Stewart’s vision of creativity is “curiosity applied,” he told The Herald. While questions are necessary, they may not probe for answers so much as serve to explore and observe a medium, he added.
“The subject (of exploration) is inert, but the speaker is alive,” he told The Herald. “If artists can dive in and dive deeply into that, everything else will follow.”
Emblematic of his medium of writing, his notebook is a place to sprinkle “seeds,” he said. “It (creates) a place to pause and be present, think ‘this thing is important but I have no idea why.’ It’s a place for it (to) sit, aware, the whole time.”
Despite this emphasis on active immersion in the creative process, Stewart also acknowledged the importance of occasionally detaching focus from the task at hand.
“Let go of what you can’t grasp — the tighter you hold on, the less likely you are to get anything out of it,” he said, adding that the “mingling perspectives” of conversation can be a stimulating muse.
Jimarez Howard, the next speaker, is a curator and writer. One of his most recent projects was co-founding OUTLET Fine Arts, a commercial art space in Brooklyn aiming to “(promote) creativity through exhibitions, collaborations and out-of-the-box explorations,” according to the company website.
In his lecture, Jimarez Howard defined curating as an “idiosyncratic methodology to create a system of relationships,” adding that the etymological root of the word “curate” — to care for — is a crucial bedrock to his ideology.
He said that while some say applying a relationship of “symbol and emotion” to a collection of objects involves too much attachment to the material, this systematic construction of meaning is an integral aspect of the human experience.
Stewart’s notebook, an image on one of Jimarez Howard’s slides, revealed “(his), but also everyone’s creative process — organizing things into certain patterns and certain ways of beings,” Jimarez Howard said. “Everyone does this one way or another,” he added, whether through the arrangements of books on a bookshelf or the opened tabs in an internet browser.
He closed his lecture with a slide of gold prospectors in California, explaining that humans similarly “(mine) for nuggets” in an age of “increasingly inundating” information, thus curating reality by applying “our own method of creating worth and value.”
Popova, the final speaker, is the impetus behind Brain Pickings, a critically acclaimed blog, which is described on its information page as a “human-powered discovery engine for interestingness.” In her posts, Popova explores eclectic avenues she finds to be of cultural and intellectual merit — including literature, history, art, science and philosophy. Popova said the multidisciplinary scope of her work is driven by her notion of “combinatorial creativity,” which is the synthesis of pre-existing concepts into an “original” idea.
“This is more than a theoretical, conceptual thing — it lives in everything we touch,” she said. Everything builds upon what came before it, she said, citing inventions such as the radio and the Gutenberg printing press as created through the mixing of existing ideas.

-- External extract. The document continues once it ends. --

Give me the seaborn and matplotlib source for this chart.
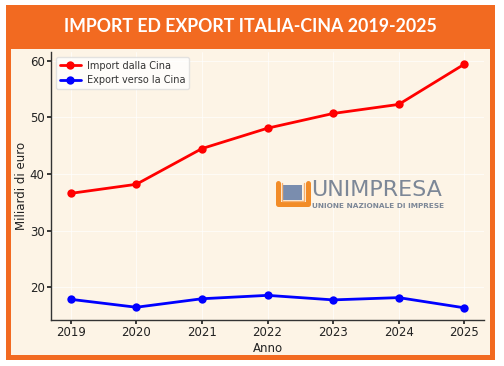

Popova, herself borrowing from theories put forth by the social psychologist Graham Wallas, said the most important element of the creative process is “incubation” — otherwise known as “unconscious cerebration” by Alexander Graham Bell and “mental mastication” by Lewis Carroll.
Incubation is the brain’s stewing of information — “where the alchemy takes place,” Popova said, “but we don’t allow our minds to be still long enough for this to happen.”
She added that society’s goal-oriented outlook toward creativity has resulted in a “cult of productivity over presence,” citing an overemphasis on “how to optimize (creativity), maximize it … force it into a blueprint.”
Students had positive reactions to the lectures.
“I feel like the creative process is so varied between different people that one of the biggest challenges is to find your own,” Deivid Ribeiro ’13.5 said. “The speakers did a great job of showing how this process can be brought out through other people’s ideas and applied to create something new.”
Alex Herbert-Rapport ’15 said he was especially inspired by the notion of “interrupting your schedule to enable yourself to new concepts.”
“Breaking from your work to reflect during the creative process can be applied not only to writing books and blogs, but to everything,” he said.
Kamille Johnson ’16 echoed this sentiment.
“What was most interesting is that they brought the field of creativity into a tangible realm,” she said. “They showed that productivity isn’t the only goal —value comes from a longer, more cumulative process that can’t be finished in a day’s work.”